What you will do:
Quote the whole listing exactly. Leave the pictures out of your copy.

Material provided:
┄┄┄┄┄┄┄┄┄┄
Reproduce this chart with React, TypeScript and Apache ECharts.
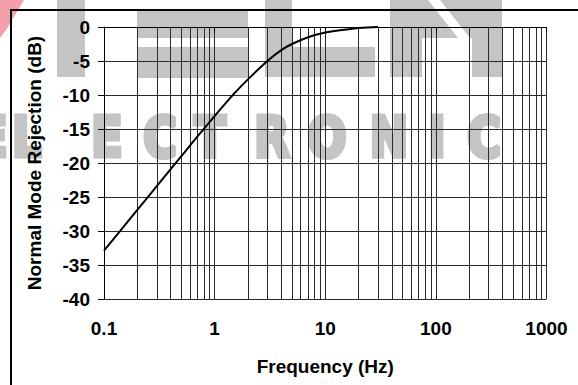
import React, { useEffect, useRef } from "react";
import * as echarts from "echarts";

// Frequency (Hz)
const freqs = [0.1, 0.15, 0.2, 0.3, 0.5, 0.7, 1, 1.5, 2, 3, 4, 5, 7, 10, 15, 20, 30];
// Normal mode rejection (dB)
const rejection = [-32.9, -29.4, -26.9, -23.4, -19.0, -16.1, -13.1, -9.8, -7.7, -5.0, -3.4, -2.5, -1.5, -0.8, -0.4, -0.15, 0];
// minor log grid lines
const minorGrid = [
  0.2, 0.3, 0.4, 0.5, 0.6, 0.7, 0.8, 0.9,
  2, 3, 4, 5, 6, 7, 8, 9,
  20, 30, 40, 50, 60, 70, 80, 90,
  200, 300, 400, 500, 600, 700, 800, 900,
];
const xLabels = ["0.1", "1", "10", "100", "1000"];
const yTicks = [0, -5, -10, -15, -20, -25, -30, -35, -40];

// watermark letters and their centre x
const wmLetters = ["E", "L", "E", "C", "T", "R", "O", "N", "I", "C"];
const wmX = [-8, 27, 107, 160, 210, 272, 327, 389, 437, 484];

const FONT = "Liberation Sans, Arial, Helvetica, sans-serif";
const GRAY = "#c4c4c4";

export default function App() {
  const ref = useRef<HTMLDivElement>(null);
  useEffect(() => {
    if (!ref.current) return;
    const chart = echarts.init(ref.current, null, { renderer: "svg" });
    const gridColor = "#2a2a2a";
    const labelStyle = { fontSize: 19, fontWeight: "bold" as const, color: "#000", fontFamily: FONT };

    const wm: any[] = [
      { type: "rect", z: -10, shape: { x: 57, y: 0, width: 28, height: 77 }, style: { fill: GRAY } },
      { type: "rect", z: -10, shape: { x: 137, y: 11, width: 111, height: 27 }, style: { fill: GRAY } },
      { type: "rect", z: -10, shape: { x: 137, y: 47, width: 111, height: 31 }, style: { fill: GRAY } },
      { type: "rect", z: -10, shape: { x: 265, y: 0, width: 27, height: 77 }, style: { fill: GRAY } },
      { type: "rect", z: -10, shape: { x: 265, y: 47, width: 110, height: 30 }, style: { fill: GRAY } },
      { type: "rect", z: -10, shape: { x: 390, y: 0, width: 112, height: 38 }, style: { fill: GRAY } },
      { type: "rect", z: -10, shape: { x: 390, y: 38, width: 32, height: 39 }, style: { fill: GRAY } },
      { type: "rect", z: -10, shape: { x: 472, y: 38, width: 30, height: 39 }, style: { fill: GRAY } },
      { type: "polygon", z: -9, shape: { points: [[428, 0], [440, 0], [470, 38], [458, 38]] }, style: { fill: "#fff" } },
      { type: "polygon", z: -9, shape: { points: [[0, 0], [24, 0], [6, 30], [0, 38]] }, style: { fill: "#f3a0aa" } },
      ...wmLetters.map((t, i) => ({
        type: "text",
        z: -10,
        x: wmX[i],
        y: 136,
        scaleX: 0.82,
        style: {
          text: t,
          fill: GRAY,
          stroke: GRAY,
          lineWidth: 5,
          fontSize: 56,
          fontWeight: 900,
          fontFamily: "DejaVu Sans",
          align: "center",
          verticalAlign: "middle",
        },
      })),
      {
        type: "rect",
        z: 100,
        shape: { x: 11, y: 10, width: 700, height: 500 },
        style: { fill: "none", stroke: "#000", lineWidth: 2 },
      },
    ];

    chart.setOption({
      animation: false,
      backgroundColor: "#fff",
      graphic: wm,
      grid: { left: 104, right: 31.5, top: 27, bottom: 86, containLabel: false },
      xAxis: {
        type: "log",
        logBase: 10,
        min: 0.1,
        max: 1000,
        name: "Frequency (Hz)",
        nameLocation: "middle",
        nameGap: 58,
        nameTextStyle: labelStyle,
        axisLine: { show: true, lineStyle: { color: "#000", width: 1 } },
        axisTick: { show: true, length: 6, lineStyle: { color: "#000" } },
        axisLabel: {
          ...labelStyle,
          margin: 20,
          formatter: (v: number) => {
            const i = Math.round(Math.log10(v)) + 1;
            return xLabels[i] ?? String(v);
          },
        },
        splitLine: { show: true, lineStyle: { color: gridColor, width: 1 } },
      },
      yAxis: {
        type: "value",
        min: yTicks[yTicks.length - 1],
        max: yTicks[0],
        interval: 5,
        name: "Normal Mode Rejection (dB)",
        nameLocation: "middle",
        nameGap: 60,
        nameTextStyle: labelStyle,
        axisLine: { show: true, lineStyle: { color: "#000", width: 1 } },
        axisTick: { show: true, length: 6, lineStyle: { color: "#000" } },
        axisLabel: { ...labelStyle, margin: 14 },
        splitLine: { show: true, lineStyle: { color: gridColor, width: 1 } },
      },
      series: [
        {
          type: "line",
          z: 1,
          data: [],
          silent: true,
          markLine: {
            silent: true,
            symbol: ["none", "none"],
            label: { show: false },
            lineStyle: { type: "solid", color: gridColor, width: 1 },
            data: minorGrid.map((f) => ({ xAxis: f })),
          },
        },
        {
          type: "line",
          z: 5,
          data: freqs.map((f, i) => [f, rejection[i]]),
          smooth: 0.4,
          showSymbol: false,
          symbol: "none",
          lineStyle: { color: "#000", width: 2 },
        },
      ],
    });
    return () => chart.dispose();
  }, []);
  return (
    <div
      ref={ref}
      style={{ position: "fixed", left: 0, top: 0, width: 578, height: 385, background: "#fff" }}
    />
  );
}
┄┄┄┄┄┄┄┄┄┄
Solution for this exercise:
Reproduce this chart with React, TypeScript and Apache ECharts.
import React, { useEffect, useRef } from "react";
import * as echarts from "echarts";

// Frequency (Hz)
const freqs = [0.1, 0.15, 0.2, 0.3, 0.5, 0.7, 1, 1.5, 2, 3, 4, 5, 7, 10, 15, 20, 30];
// Normal mode rejection (dB)
const rejection = [-32.9, -29.4, -26.9, -23.4, -19.0, -16.1, -13.1, -9.8, -7.7, -5.0, -3.4, -2.5, -1.5, -0.8, -0.4, -0.15, 0];
// minor log grid lines
const minorGrid = [
  0.2, 0.3, 0.4, 0.5, 0.6, 0.7, 0.8, 0.9,
  2, 3, 4, 5, 6, 7, 8, 9,
  20, 30, 40, 50, 60, 70, 80, 90,
  200, 300, 400, 500, 600, 700, 800, 900,
];
const xLabels = ["0.1", "1", "10", "100", "1000"];
const yTicks = [0, -5, -10, -15, -20, -25, -30, -35, -40];

// watermark letters and their centre x
const wmLetters = ["E", "L", "E", "C", "T", "R", "O", "N", "I", "C"];
const wmX = [-8, 27, 107, 160, 210, 272, 327, 389, 437, 484];

const FONT = "Liberation Sans, Arial, Helvetica, sans-serif";
const GRAY = "#c4c4c4";

export default function App() {
  const ref = useRef<HTMLDivElement>(null);
  useEffect(() => {
    if (!ref.current) return;
    const chart = echarts.init(ref.current, null, { renderer: "svg" });
    const gridColor = "#2a2a2a";
    const labelStyle = { fontSize: 19, fontWeight: "bold" as const, color: "#000", fontFamily: FONT };

    const wm: any[] = [
      { type: "rect", z: -10, shape: { x: 57, y: 0, width: 28, height: 77 }, style: { fill: GRAY } },
      { type: "rect", z: -10, shape: { x: 137, y: 11, width: 111, height: 27 }, style: { fill: GRAY } },
      { type: "rect", z: -10, shape: { x: 137, y: 47, width: 111, height: 31 }, style: { fill: GRAY } },
      { type: "rect", z: -10, shape: { x: 265, y: 0, width: 27, height: 77 }, style: { fill: GRAY } },
      { type: "rect", z: -10, shape: { x: 265, y: 47, width: 110, height: 30 }, style: { fill: GRAY } },
      { type: "rect", z: -10, shape: { x: 390, y: 0, width: 112, height: 38 }, style: { fill: GRAY } },
      { type: "rect", z: -10, shape: { x: 390, y: 38, width: 32, height: 39 }, style: { fill: GRAY } },
      { type: "rect", z: -10, shape: { x: 472, y: 38, width: 30, height: 39 }, style: { fill: GRAY } },
      { type: "polygon", z: -9, shape: { points: [[428, 0], [440, 0], [470, 38], [458, 38]] }, style: { fill: "#fff" } },
      { type: "polygon", z: -9, shape: { points: [[0, 0], [24, 0], [6, 30], [0, 38]] }, style: { fill: "#f3a0aa" } },
      ...wmLetters.map((t, i) => ({
        type: "text",
        z: -10,
        x: wmX[i],
        y: 136,
        scaleX: 0.82,
        style: {
          text: t,
          fill: GRAY,
          stroke: GRAY,
          lineWidth: 5,
          fontSize: 56,
          fontWeight: 900,
          fontFamily: "DejaVu Sans",
          align: "center",
          verticalAlign: "middle",
        },
      })),
      {
        type: "rect",
        z: 100,
        shape: { x: 11, y: 10, width: 700, height: 500 },
        style: { fill: "none", stroke: "#000", lineWidth: 2 },
      },
    ];

    chart.setOption({
      animation: false,
      backgroundColor: "#fff",
      graphic: wm,
      grid: { left: 104, right: 31.5, top: 27, bottom: 86, containLabel: false },
      xAxis: {
        type: "log",
        logBase: 10,
        min: 0.1,
        max: 1000,
        name: "Frequency (Hz)",
        nameLocation: "middle",
        nameGap: 58,
        nameTextStyle: labelStyle,
        axisLine: { show: true, lineStyle: { color: "#000", width: 1 } },
        axisTick: { show: true, length: 6, lineStyle: { color: "#000" } },
        axisLabel: {
          ...labelStyle,
          margin: 20,
          formatter: (v: number) => {
            const i = Math.round(Math.log10(v)) + 1;
            return xLabels[i] ?? String(v);
          },
        },
        splitLine: { show: true, lineStyle: { color: gridColor, width: 1 } },
      },
      yAxis: {
        type: "value",
        min: yTicks[yTicks.length - 1],
        max: yTicks[0],
        interval: 5,
        name: "Normal Mode Rejection (dB)",
        nameLocation: "middle",
        nameGap: 60,
        nameTextStyle: labelStyle,
        axisLine: { show: true, lineStyle: { color: "#000", width: 1 } },
        axisTick: { show: true, length: 6, lineStyle: { color: "#000" } },
        axisLabel: { ...labelStyle, margin: 14 },
        splitLine: { show: true, lineStyle: { color: gridColor, width: 1 } },
      },
      series: [
        {
          type: "line",
          z: 1,
          data: [],
          silent: true,
          markLine: {
            silent: true,
            symbol: ["none", "none"],
            label: { show: false },
            lineStyle: { type: "solid", color: gridColor, width: 1 },
            data: minorGrid.map((f) => ({ xAxis: f })),
          },
        },
        {
          type: "line",
          z: 5,
          data: freqs.map((f, i) => [f, rejection[i]]),
          smooth: 0.4,
          showSymbol: false,
          symbol: "none",
          lineStyle: { color: "#000", width: 2 },
        },
      ],
    });
    return () => chart.dispose();
  }, []);
  return (
    <div
      ref={ref}
      style={{ position: "fixed", left: 0, top: 0, width: 578, height: 385, background: "#fff" }}
    />
  );
}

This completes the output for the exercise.